The development is likely to create legal hurdles and delay the proposed open offer as IHH had recently told FE that it could only go ahead if Sebi agreed with its legal interpretation that the SC’s September 22 order has lifted all such restraints.
IHH managing director and CEO Kelvin Loh told FE on November 9 that the company would like to go ahead with the open offer “as soon as possible” as there has already been a delay of four years. Ravi Rajagopal, chairman of Fortis Healthcare, had added that their legal counsel has advised that the company can go ahead with the open offer as the SC order has disposed of various appeals, including the suo motu contempt. “We have represented to the Sebi and the matter is with them,” Rajagopal had said.

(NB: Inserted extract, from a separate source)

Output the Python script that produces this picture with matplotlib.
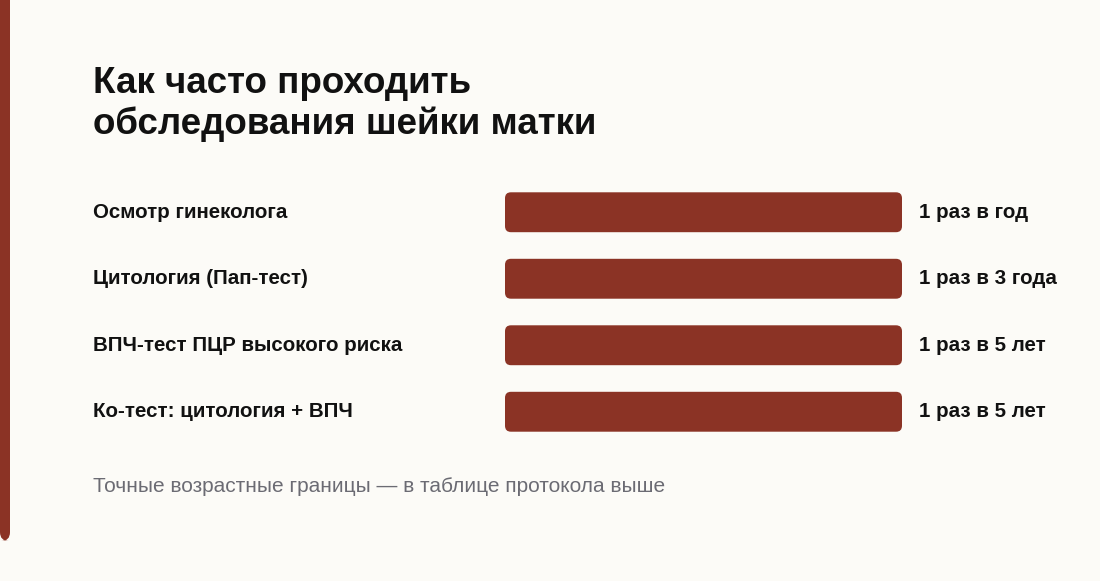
import matplotlib
matplotlib.use("Agg")
import matplotlib.pyplot as plt
import matplotlib.transforms as mt
from matplotlib.patches import FancyBboxPatch, Rectangle

categories = ["Осмотр гинеколога", "Цитология (Пап-тест)", "ВПЧ-тест ПЦР высокого риска", "Ко-тест: цитология + ВПЧ"]
values = [1, 1, 1, 1]
value_labels = ["1 раз в год", "1 раз в 3 года", "1 раз в 5 лет", "1 раз в 5 лет"]
title = "Как часто проходить\nобследования шейки матки"
note = "Точные возрастные границы — в таблице протокола выше"

W, H = 1100, 581
BG = "#fcfbf7"
RED = "#8b3325"
plt.rcParams['font.family'] = ['Liberation Sans', 'DejaVu Sans']

fig = plt.figure(figsize=(W/100, H/100), dpi=100, facecolor=BG)
fig.patches.append(FancyBboxPatch((0, 40/H), 10/W, 1 - 40/H, boxstyle="round,pad=0,rounding_size=0.008",
                                  transform=fig.transFigure, facecolor=RED, edgecolor="none", mutation_aspect=W/H))
fig.patches.append(Rectangle((0, 0.5), 10/W, 0.5, transform=fig.transFigure, facecolor=RED, edgecolor="none"))

fig.text(93/W, 1 - 66/H, title, fontsize=26.5, fontweight="bold", color="#111111", va="top", ha="left", linespacing=1.2)

ax = fig.add_axes([505/W, (H - 445)/H, 397/W, 266/H])
ax.set_facecolor("none")
bars = ax.barh(range(len(categories)), values, height=0.6, color=RED)
ax.set_xlim(0, max(values))
ax.set_ylim(len(categories) - 0.5, -0.5)
ax.axis("off")
for b in bars:
    x, y, w, h = b.get_x(), b.get_y(), b.get_width(), b.get_height()
    b.set_visible(False)
    ax.add_patch(FancyBboxPatch((x, y), w, h, boxstyle="round,pad=0,rounding_size=0.015",
                                mutation_aspect=6.0, facecolor=RED, edgecolor="none"))
lab_tr = mt.blended_transform_factory(fig.transFigure, ax.transData)
for i, (c, v, vl) in enumerate(zip(categories, values, value_labels)):
    ax.text(93/W, i, c, transform=lab_tr, fontsize=14.8, fontweight="bold", color="#111111", va="center", ha="left")
    ax.annotate(vl, (v, i), xytext=(17, 0), textcoords="offset pixels",
                fontsize=14.8, fontweight="bold", color="#111111", va="center", ha="left")

fig.text(93/W, 1 - 486/H, note, fontsize=15, color="#6b6b73", va="center", ha="left")
fig.savefig("out.png", dpi=100, facecolor=BG)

However, legal observers told FE that the matter is not that straightforward and simple as the Delhi HC has to take the final call on the matter of open offer as well as whether a forensic audit has to be done in the share sale which was executed in 2018.
Also Read: IHH to float open offer for Fortis if Sebi concurs with our legal view: MD & CEO
Loh and Rajagopal had said the possibility that the matter may take a different turn when it comes up in Delhi HC cannot be ruled out.

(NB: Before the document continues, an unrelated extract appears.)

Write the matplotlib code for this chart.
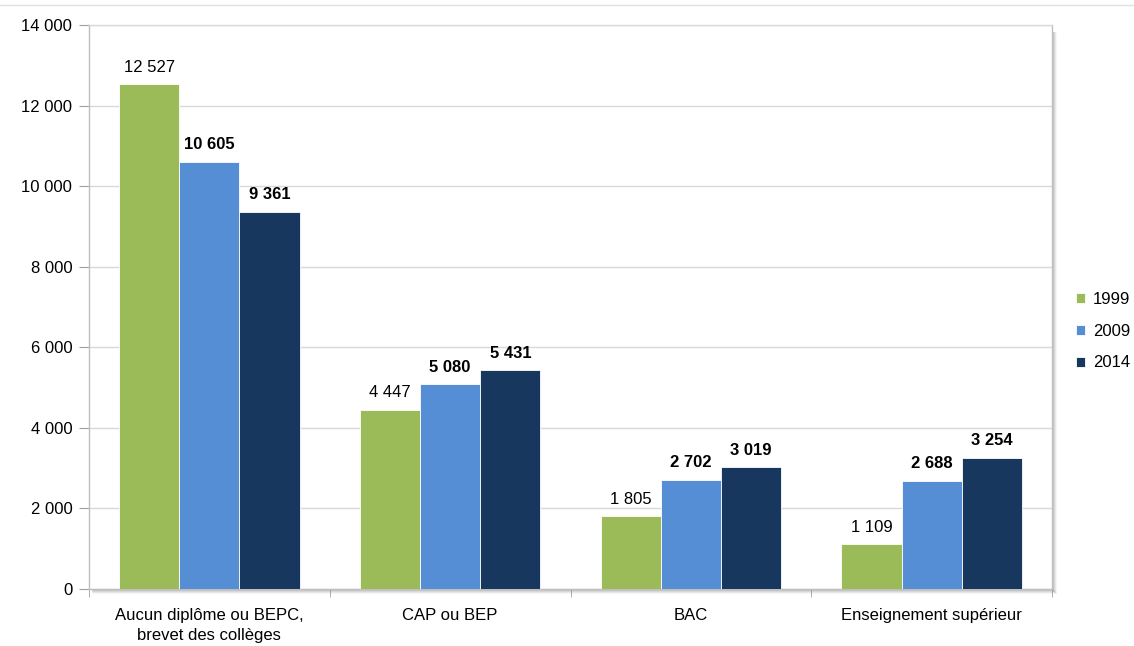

IHH had in July 2018 acquired a 31% stake in Fortis Healthcare for Rs 4,000 crore through the bidding route. It had also earmarked Rs 3,000 crore to make an open offer for an additional 26% to the public shareholders as required under the law.
Daiichi has written to Sebi that the SC in its September 22 order had asked the HC to consider ordering a forensic audit into the dilution of FHL shareholding, repeated violation of undertakings and assurance by former FHL promoters — Malvinder and Shivinder Singh — and the transaction between FHL, IHH and the clandestine transfer of Rs 4,666 crore to RHT Singapore.
Daiichi is “severely prejudiced” with IHH’s clandestine attempt to subvert the status quo order directed by the SC on December 14, 2018, and September 22 with respect to the conduct of forensic audit and the pending proceedings before the HC by purportedly consulting regulatory authorities, including Sebi, on the proposed FHL-IHH transaction. It has reiterated that the FHL-IHH transaction was currently sub-judice before the HC where FHL is also a party, its solicitors, P&A Law Offices, have said in the letter.
“We further state that any such attempt by FHL and/or IHH to proceed with the FHH-IHH transaction would be in direct contravention of the HC and SC orders,” the letter sent by the law firm has stated. Daiichi Sankyo is pursuing the enforcement of Rs 3,500-crore arbitration award against the Singh brothers pronounced by a Singapore tribunal for concealing information when they sold Ranbaxy Laboratories to it for $4.6 billion in 2008. The apex court had in 2018 put on hold the sale of Fortis Healthcare to IHH on a contempt plea filed by the Japanese drugmaker against the Singh brothers.